___ Supplied material ___
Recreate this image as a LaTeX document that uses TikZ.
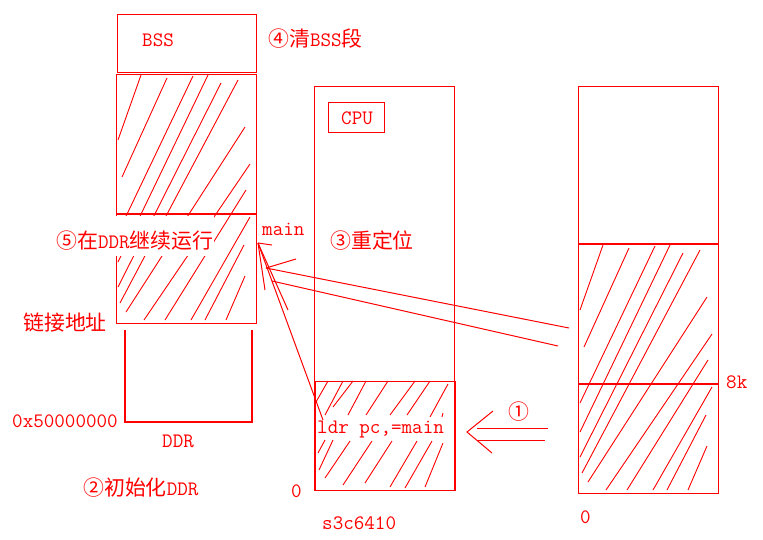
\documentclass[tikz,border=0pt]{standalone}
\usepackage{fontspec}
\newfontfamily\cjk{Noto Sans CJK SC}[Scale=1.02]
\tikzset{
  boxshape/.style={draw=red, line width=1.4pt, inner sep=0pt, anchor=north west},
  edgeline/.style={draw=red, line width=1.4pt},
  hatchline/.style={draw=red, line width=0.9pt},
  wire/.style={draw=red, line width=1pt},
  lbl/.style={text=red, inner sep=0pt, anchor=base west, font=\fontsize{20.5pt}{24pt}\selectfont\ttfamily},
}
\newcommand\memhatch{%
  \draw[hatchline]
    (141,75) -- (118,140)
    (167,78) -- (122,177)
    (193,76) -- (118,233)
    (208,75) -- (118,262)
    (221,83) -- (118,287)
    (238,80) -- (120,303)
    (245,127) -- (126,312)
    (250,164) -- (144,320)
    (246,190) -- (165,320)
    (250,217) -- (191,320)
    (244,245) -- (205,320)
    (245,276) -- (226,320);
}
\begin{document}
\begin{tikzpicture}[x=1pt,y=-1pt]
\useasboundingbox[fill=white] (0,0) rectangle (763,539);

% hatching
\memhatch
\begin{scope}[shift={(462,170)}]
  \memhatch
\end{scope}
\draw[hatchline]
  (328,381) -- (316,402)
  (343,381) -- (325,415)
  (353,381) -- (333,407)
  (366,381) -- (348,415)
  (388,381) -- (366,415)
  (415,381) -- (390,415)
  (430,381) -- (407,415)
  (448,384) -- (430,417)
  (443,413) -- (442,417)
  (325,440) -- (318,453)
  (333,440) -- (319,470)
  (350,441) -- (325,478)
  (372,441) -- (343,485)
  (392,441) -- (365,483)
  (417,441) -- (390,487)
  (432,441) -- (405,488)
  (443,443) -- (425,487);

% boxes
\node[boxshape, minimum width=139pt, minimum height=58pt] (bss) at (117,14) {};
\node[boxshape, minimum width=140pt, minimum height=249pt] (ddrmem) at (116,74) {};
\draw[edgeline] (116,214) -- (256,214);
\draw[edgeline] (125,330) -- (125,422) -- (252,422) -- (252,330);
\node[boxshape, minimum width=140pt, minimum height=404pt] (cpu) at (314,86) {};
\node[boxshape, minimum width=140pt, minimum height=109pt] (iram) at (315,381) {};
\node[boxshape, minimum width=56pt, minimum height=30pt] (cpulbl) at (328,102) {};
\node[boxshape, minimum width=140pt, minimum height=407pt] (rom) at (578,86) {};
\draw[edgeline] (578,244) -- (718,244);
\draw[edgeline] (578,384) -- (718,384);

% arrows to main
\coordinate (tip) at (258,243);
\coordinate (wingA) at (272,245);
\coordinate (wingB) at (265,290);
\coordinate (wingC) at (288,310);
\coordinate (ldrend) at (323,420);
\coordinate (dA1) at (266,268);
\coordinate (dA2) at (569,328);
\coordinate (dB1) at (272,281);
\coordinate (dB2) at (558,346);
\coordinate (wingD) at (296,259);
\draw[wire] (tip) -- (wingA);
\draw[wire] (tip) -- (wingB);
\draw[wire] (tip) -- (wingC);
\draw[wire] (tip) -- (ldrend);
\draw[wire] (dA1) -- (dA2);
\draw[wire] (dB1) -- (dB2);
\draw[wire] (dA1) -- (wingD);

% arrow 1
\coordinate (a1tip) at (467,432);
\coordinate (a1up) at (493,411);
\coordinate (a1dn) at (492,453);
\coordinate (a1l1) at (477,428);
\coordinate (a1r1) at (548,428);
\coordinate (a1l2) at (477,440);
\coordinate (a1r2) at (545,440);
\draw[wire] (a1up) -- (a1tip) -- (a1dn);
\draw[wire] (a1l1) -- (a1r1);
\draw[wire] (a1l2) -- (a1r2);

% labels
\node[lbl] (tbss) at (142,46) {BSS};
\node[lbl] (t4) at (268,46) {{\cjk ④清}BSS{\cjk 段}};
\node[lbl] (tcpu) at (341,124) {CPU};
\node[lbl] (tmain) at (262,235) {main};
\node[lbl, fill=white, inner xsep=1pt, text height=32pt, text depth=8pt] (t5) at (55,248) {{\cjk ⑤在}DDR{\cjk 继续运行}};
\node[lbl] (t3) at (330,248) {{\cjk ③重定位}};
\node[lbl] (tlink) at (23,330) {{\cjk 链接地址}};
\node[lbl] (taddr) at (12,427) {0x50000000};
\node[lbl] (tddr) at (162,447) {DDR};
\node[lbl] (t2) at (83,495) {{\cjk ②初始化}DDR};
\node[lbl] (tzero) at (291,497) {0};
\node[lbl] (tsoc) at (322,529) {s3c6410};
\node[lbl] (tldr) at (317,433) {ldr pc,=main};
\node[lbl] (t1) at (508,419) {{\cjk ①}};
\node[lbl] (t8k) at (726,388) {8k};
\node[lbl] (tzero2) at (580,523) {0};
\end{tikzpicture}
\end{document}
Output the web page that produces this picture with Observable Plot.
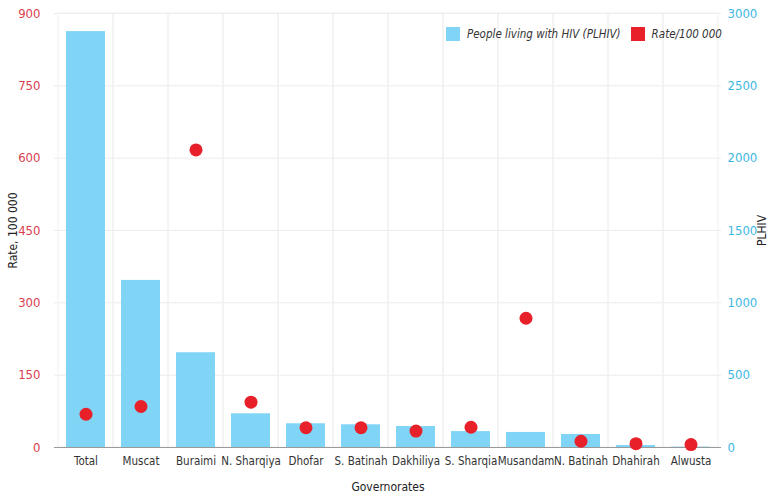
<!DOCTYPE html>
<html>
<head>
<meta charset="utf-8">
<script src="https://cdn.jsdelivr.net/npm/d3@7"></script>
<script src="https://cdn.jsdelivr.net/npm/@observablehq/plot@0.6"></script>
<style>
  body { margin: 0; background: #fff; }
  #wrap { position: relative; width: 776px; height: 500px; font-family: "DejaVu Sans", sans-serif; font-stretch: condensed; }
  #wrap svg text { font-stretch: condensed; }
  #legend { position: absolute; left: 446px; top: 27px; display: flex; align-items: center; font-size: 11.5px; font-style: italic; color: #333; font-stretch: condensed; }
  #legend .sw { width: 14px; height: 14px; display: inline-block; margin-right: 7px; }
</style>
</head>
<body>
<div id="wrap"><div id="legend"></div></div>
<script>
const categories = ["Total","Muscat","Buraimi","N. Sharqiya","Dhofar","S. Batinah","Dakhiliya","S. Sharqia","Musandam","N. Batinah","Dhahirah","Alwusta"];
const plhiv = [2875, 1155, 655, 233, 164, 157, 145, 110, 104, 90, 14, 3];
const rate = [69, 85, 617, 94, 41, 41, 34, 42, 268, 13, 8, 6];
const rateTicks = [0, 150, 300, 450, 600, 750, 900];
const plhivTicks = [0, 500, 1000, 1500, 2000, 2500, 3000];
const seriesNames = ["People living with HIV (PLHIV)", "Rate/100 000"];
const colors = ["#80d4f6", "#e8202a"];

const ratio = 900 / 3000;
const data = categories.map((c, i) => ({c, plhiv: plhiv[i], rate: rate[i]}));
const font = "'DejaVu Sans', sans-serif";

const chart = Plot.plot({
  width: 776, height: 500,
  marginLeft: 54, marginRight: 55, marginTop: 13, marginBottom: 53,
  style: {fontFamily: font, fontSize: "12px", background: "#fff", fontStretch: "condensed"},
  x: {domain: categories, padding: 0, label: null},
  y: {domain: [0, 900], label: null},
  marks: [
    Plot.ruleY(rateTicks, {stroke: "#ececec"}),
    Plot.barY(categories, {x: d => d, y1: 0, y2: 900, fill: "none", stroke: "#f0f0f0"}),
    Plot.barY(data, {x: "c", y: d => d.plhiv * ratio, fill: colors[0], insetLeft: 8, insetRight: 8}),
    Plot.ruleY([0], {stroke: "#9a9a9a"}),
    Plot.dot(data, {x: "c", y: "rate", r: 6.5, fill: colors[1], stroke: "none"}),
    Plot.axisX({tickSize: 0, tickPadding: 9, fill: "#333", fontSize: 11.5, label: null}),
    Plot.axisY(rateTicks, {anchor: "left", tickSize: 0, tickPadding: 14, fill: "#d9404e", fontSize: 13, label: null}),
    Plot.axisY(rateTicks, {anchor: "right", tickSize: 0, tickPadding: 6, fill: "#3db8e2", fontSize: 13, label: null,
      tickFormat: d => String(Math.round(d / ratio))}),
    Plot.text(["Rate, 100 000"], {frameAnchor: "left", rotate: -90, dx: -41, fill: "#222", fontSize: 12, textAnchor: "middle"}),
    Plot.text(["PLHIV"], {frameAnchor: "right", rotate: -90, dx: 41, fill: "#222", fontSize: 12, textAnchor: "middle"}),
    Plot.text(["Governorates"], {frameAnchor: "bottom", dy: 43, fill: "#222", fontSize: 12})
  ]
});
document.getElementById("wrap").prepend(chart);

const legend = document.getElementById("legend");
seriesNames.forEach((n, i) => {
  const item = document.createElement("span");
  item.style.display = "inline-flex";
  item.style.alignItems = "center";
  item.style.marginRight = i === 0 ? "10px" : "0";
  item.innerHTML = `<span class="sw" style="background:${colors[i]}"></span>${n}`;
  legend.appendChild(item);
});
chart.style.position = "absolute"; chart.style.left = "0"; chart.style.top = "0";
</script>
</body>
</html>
___
▶ **Task brief**:
Omit the pictures, then repeat exactly each line from the beginning of the listing through the line with "(578,384) -- (718,384);".

▶ **Exercise output**:
Recreate this image as a LaTeX document that uses TikZ.
\documentclass[tikz,border=0pt]{standalone}
\usepackage{fontspec}
\newfontfamily\cjk{Noto Sans CJK SC}[Scale=1.02]
\tikzset{
  boxshape/.style={draw=red, line width=1.4pt, inner sep=0pt, anchor=north west},
  edgeline/.style={draw=red, line width=1.4pt},
  hatchline/.style={draw=red, line width=0.9pt},
  wire/.style={draw=red, line width=1pt},
  lbl/.style={text=red, inner sep=0pt, anchor=base west, font=\fontsize{20.5pt}{24pt}\selectfont\ttfamily},
}
\newcommand\memhatch{%
  \draw[hatchline]
    (141,75) -- (118,140)
    (167,78) -- (122,177)
    (193,76) -- (118,233)
    (208,75) -- (118,262)
    (221,83) -- (118,287)
    (238,80) -- (120,303)
    (245,127) -- (126,312)
    (250,164) -- (144,320)
    (246,190) -- (165,320)
    (250,217) -- (191,320)
    (244,245) -- (205,320)
    (245,276) -- (226,320);
}
\begin{document}
\begin{tikzpicture}[x=1pt,y=-1pt]
\useasboundingbox[fill=white] (0,0) rectangle (763,539);

% hatching
\memhatch
\begin{scope}[shift={(462,170)}]
  \memhatch
\end{scope}
\draw[hatchline]
  (328,381) -- (316,402)
  (343,381) -- (325,415)
  (353,381) -- (333,407)
  (366,381) -- (348,415)
  (388,381) -- (366,415)
  (415,381) -- (390,415)
  (430,381) -- (407,415)
  (448,384) -- (430,417)
  (443,413) -- (442,417)
  (325,440) -- (318,453)
  (333,440) -- (319,470)
  (350,441) -- (325,478)
  (372,441) -- (343,485)
  (392,441) -- (365,483)
  (417,441) -- (390,487)
  (432,441) -- (405,488)
  (443,443) -- (425,487);

% boxes
\node[boxshape, minimum width=139pt, minimum height=58pt] (bss) at (117,14) {};
\node[boxshape, minimum width=140pt, minimum height=249pt] (ddrmem) at (116,74) {};
\draw[edgeline] (116,214) -- (256,214);
\draw[edgeline] (125,330) -- (125,422) -- (252,422) -- (252,330);
\node[boxshape, minimum width=140pt, minimum height=404pt] (cpu) at (314,86) {};
\node[boxshape, minimum width=140pt, minimum height=109pt] (iram) at (315,381) {};
\node[boxshape, minimum width=56pt, minimum height=30pt] (cpulbl) at (328,102) {};
\node[boxshape, minimum width=140pt, minimum height=407pt] (rom) at (578,86) {};
\draw[edgeline] (578,244) -- (718,244);
\draw[edgeline] (578,384) -- (718,384);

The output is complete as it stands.